-- Start of Dataset content --

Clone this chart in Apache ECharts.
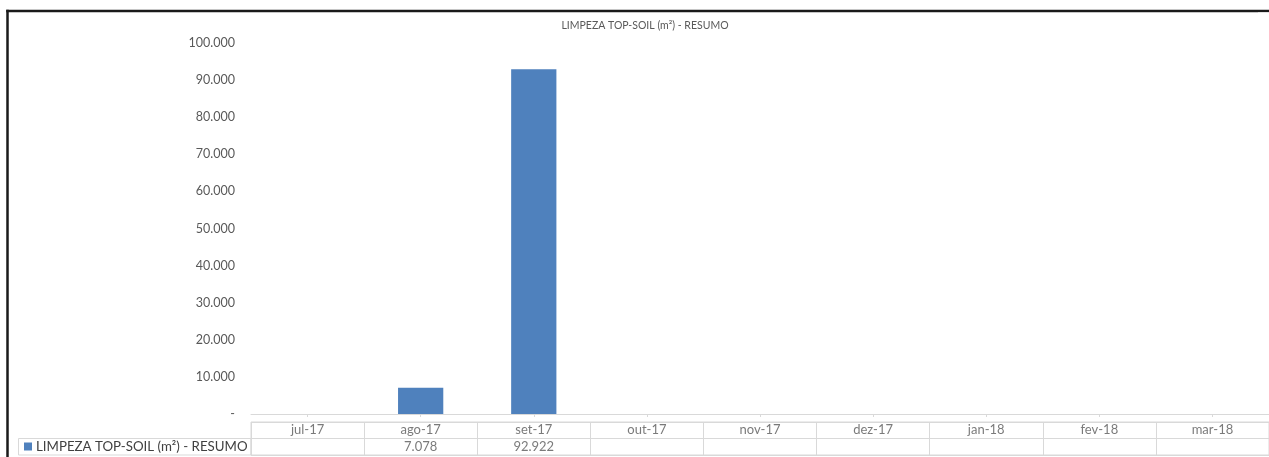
<!DOCTYPE html>
<html>
<head>
<meta charset="utf-8">
<script src="https://cdn.jsdelivr.net/npm/echarts@6/dist/echarts.min.js"></script>
<style>
html,body{margin:0;padding:0;background:#fff;overflow:hidden;}
#chart{width:1269px;height:457px;}
</style>
</head>
<body>
<div id="chart"></div>
<script>
const titleText = 'LIMPEZA TOP-SOIL (m²) - RESUMO';
const seriesName = 'LIMPEZA TOP-SOIL (m²) - RESUMO';
const categories = ['jul-17','ago-17','set-17','out-17','nov-17','dez-17','jan-18','fev-18','mar-18'];
const values = [null, 7078, 92922, null, null, null, null, null, null];
const yTicks = [0, 10000, 20000, 30000, 40000, 50000, 60000, 70000, 80000, 90000, 100000];

const FONT = 'Lato, "Open Sans", sans-serif';
const LINE = '#d9d9d9';
const TXT = '#595959';

function fmt(v){
  if (v === 0) return '-';
  return String(Math.round(v)).replace(/\B(?=(\d{3})+(?!\d))/g, '.');
}

const monthCells = categories.map((c, i) => ({ value: [i, 'm'], name: c }));
const valueCells = values.map((v, i) => ({ value: [i, 'v'], name: v == null ? '' : fmt(v) }));

const chart = echarts.init(document.getElementById('chart'), null, { renderer: 'canvas', width: 1269, height: 457 });
chart.setOption({
  animation: false,
  backgroundColor: '#fff',
  title: {
    text: titleText,
    left: 645, top: 20, textAlign: 'center', padding: 0,
    textStyle: { fontFamily: FONT, fontSize: 10.5, fontWeight: 'normal', color: TXT }
  },
  legend: {
    data: [seriesName],
    left: 24, top: 440, padding: 0,
    icon: 'rect', itemWidth: 8, itemHeight: 8, itemGap: 4,
    textStyle: { fontFamily: FONT, fontSize: 13.3, color: '#404040', padding: [0,0,0,-1] }
  },
  grid: [
    { left: 251, width: 1020, top: 43, bottom: 43 },
    { left: 251, width: 1020, top: 422, height: 33, show: true, borderColor: LINE, borderWidth: 1, backgroundColor: 'transparent' }
  ],
  xAxis: [
    {
      type: 'category', gridIndex: 0, data: categories,
      axisLine: { lineStyle: { color: LINE } },
      axisTick: { show: true, alignWithLabel: true, length: 3, lineStyle: { color: LINE } },
      axisLabel: { show: false },
      splitLine: { show: false }
    },
    {
      type: 'category', gridIndex: 1, data: categories,
      axisLine: { show: false }, axisTick: { show: false },
      axisLabel: { show: false, interval: 0 },
      splitLine: { show: true, interval: 0, lineStyle: { color: LINE } }
    }
  ],
  yAxis: [
    {
      type: 'value', gridIndex: 0, min: 0, max: 100000, interval: 10000,
      axisLine: { show: false }, axisTick: { show: false },
      splitLine: { show: false },
      axisLabel: { formatter: fmt, color: TXT, fontFamily: FONT, fontSize: 12.5, margin: 16 }
    },
    {
      type: 'category', gridIndex: 1, data: ['v', 'm'],
      axisLine: { show: false }, axisTick: { show: false },
      axisLabel: { show: false },
      splitLine: { show: true, interval: 0, lineStyle: { color: LINE } }
    }
  ],
  series: [
    {
      name: seriesName, type: 'bar', xAxisIndex: 0, yAxisIndex: 0,
      data: values, barWidth: '40%',
      itemStyle: { color: '#4f81bd' }
    },
    {
      type: 'scatter', xAxisIndex: 1, yAxisIndex: 1, symbolSize: 0,
      data: monthCells, silent: true,
      label: { show: true, position: 'inside', formatter: p => p.name,
        fontFamily: FONT, fontSize: 13, color: TXT }
    },
    {
      type: 'scatter', xAxisIndex: 1, yAxisIndex: 1, symbolSize: 0,
      data: valueCells, silent: true,
      label: { show: true, position: 'inside', formatter: p => p.name,
        fontFamily: FONT, fontSize: 13, color: TXT }
    }
  ],
  graphic: [
    { type: 'rect', shape: { x: 1258, y: 12.5, width: 11, height: 400 },
      style: { fill: '#ffffff' }, z: 100 },
    { type: 'rect', shape: { x: 18.5, y: 438.5, width: 232.5, height: 16.5 },
      style: { fill: 'none', stroke: LINE, lineWidth: 1 }, z: -1 },
    { type: 'line', shape: { x1: 7.5, y1: 457, x2: 7.5, y2: 9.75 },
      style: { stroke: '#1a1a1a', lineWidth: 2.5 } },
    { type: 'line', shape: { x1: 6.25, y1: 11, x2: 1275, y2: 11 },
      style: { stroke: '#1a1a1a', lineWidth: 2.5 } }
  ]
});
</script>
</body>
</html>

-- End of Dataset content --

[Directive]: Write out the lines from the start of the material to the line with "const valueCells = values.map((v, i)", inclusive and exactly. Skip the pictures.

[Task result]:
Clone this chart in Apache ECharts.
<!DOCTYPE html>
<html>
<head>
<meta charset="utf-8">
<script src="https://cdn.jsdelivr.net/npm/echarts@6/dist/echarts.min.js"></script>
<style>
html,body{margin:0;padding:0;background:#fff;overflow:hidden;}
#chart{width:1269px;height:457px;}
</style>
</head>
<body>
<div id="chart"></div>
<script>
const titleText = 'LIMPEZA TOP-SOIL (m²) - RESUMO';
const seriesName = 'LIMPEZA TOP-SOIL (m²) - RESUMO';
const categories = ['jul-17','ago-17','set-17','out-17','nov-17','dez-17','jan-18','fev-18','mar-18'];
const values = [null, 7078, 92922, null, null, null, null, null, null];
const yTicks = [0, 10000, 20000, 30000, 40000, 50000, 60000, 70000, 80000, 90000, 100000];

const FONT = 'Lato, "Open Sans", sans-serif';
const LINE = '#d9d9d9';
const TXT = '#595959';

function fmt(v){
  if (v === 0) return '-';
  return String(Math.round(v)).replace(/\B(?=(\d{3})+(?!\d))/g, '.');
}

const monthCells = categories.map((c, i) => ({ value: [i, 'm'], name: c }));
const valueCells = values.map((v, i) => ({ value: [i, 'v'], name: v == null ? '' : fmt(v) }));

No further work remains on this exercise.